[LLVMdev] optimization assumes malloc return is non-null

Jonathan S. Shapiro shap at eros-os.com
Wed Apr 30 14:20:24 PDT 2008


On Wed, 2008-04-30 at 15:25 -0400, David Vandevoorde wrote:
> On Apr 30, 2008, at 2:47 PM, Jonathan S. Shapiro wrote:
> > Daveed:
> >
> > Perhaps I am looking at the wrong version of the specification.  
> > Section
> > 5.1.2.3 appears to refer to objects having volatile-qualified type.  
> > The
> > type of malloc() is not volatile qualified in the standard library
> > definition.
> 
> ...malloc() is not specified to access a volatile  
> object, modify an object, or modifying a file (directly or  
> indirectly); i.e., it has no side effect from the language point of  
> view.

Daveed:

Good to know that I was looking at the correct section. I do not agree
that your interpretation follows the as-if rule, because I do not agree
with your interpretation of the C library specification of malloc().

The standard library specification of malloc() clearly requires that it
allocates storage, and that such allocation is contingent on storage
availability. Storage availability is, in turn, a function (in part) of
previous calls to malloc() and free(). Even if free() is not called, the
possibility of realloc() implies a need to retain per-malloc() state. In
either case, it follows immediately that malloc() is stateful, and
therefore that any conforming implementation of malloc() must modify at
least one object in the sense of the standard.

If I understand your position correctly, your justification for the
optimization is that the C library standard does not say in so many
words that malloc() modifies an object. I do not believe that any such
overt statement is required in order for it to be clear that malloc() is
stateful. The functional description of malloc() and free() clearly
cannot be satisfied under the C abstract machine without mutation of at
least one object.

Also, I do not read 5.1.2.3 in the way that you do. Paragraph 2 defines
"side effect", but it does not imply any requirement that side effects
be explicitly annotated. What Paragraph 3 gives you is leeway to
optimize standard functions when you proactively know their behavior. A
standard library procedure is not side-effect free for optimization
purposes by virtue of the absence of annotation. It can only be treated
as side-effect free by virtue of proactive knowledge of the
implementation of the procedure. In this case, we clearly have knowledge
of the implementation of malloc, and that knowledge clearly precludes
any possibility that malloc is simultaneously side-effect free and
conforming.

So it seems clear that this optimization is wrong. By my reading, not
only does the standard fail to justify it under 6.1.2.3 paragraph 3, it
*prohibits* this optimization under 5.1.2.3 under Paragraph 1 because
there is no conforming implementation that is side-effect free.

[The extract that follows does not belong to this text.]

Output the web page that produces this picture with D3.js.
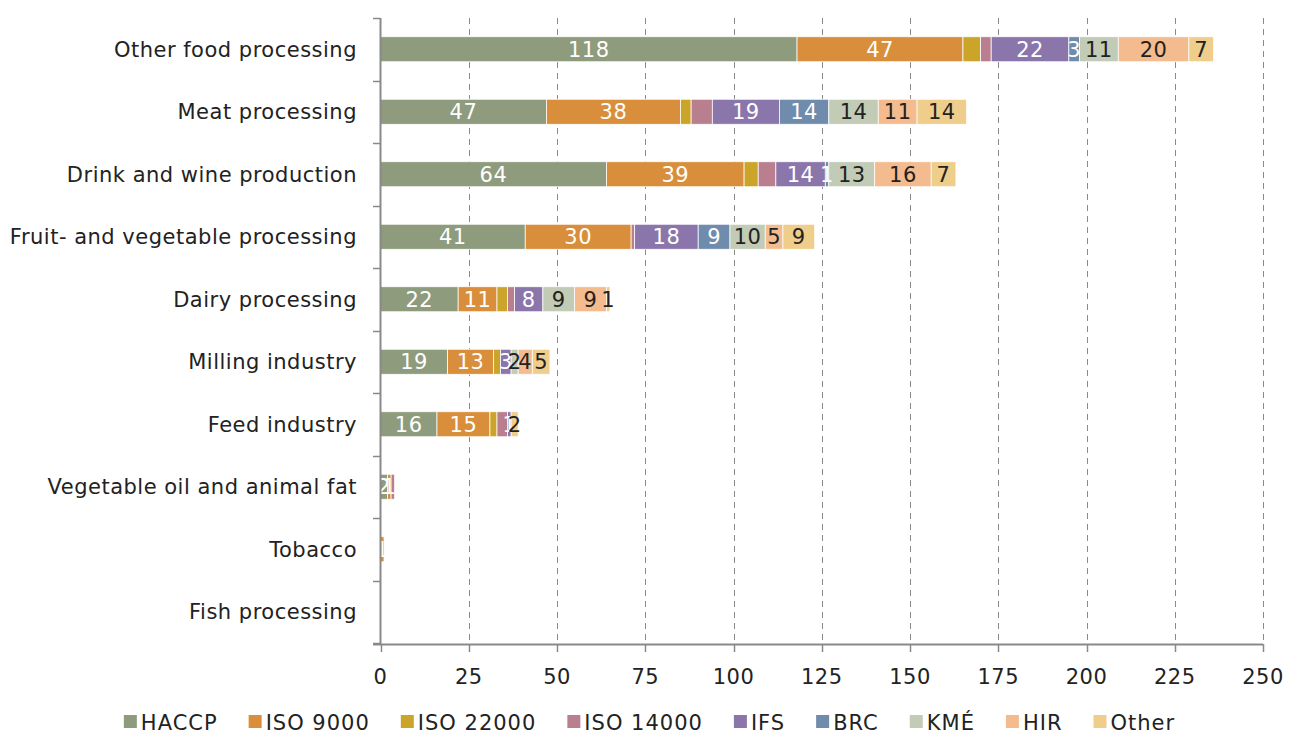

Exception: there are rare cases where, under whole-program optimization,
it is possible to observe that free() is not called, that there is an
upper bound on the number of possible calls to malloc() and also an
upper bound on the total amount of storage allocated. In this very
unusual case, the compiler can perform a hypothetical inlining of the
known implementation of malloc and then do partial evaluation to
determine that no heap size tracking is required. If so, it can then
legally perform the optimization that is currently being done.

But I don't think that the current compiler is actually doing that
analysis in this case...

> > In general, calls to procedures that are outside the current unit of
> > compilation are presumed to involve side effects performed in the body
> > of the external procedure (at least in the absence of annotation).
> 
> 
> That may often be done in practice, but it's not a language  
> requirement.  In particular, for standard library functions (like  
> malloc) an optimizer can exploit the known behavior of the function.

I disagree. In the malloc() case, the known behavior is side effecting.
In the general case, the compiler cannot assume side-effect freedom
unless it can prove it, and in the absence of implementation knowledge
the standard requires conservatism.

> The same concept exists in C++, and we often refer to it as the "as  
> if" rule; i.e., implementations can do all kinds of things, as long as  
> the effect is "as if" specified by the abstract machine.

Yes. But the C++ version of this is quite different, because in any
situation where new would return NULL it would instead be raising an out
of memory exception. In consequence, the optimization is correct for
operator new whether or not operator new is side effecting.


Setting the matter of the standard entirely aside, the currently
implemented behavior deviates so blatantly from common sense and
universal convention that it really must be viewed as a bug.


Finally, I strongly suspect that LLVM will fail the standard conformance
suites so long as this optimization is retained.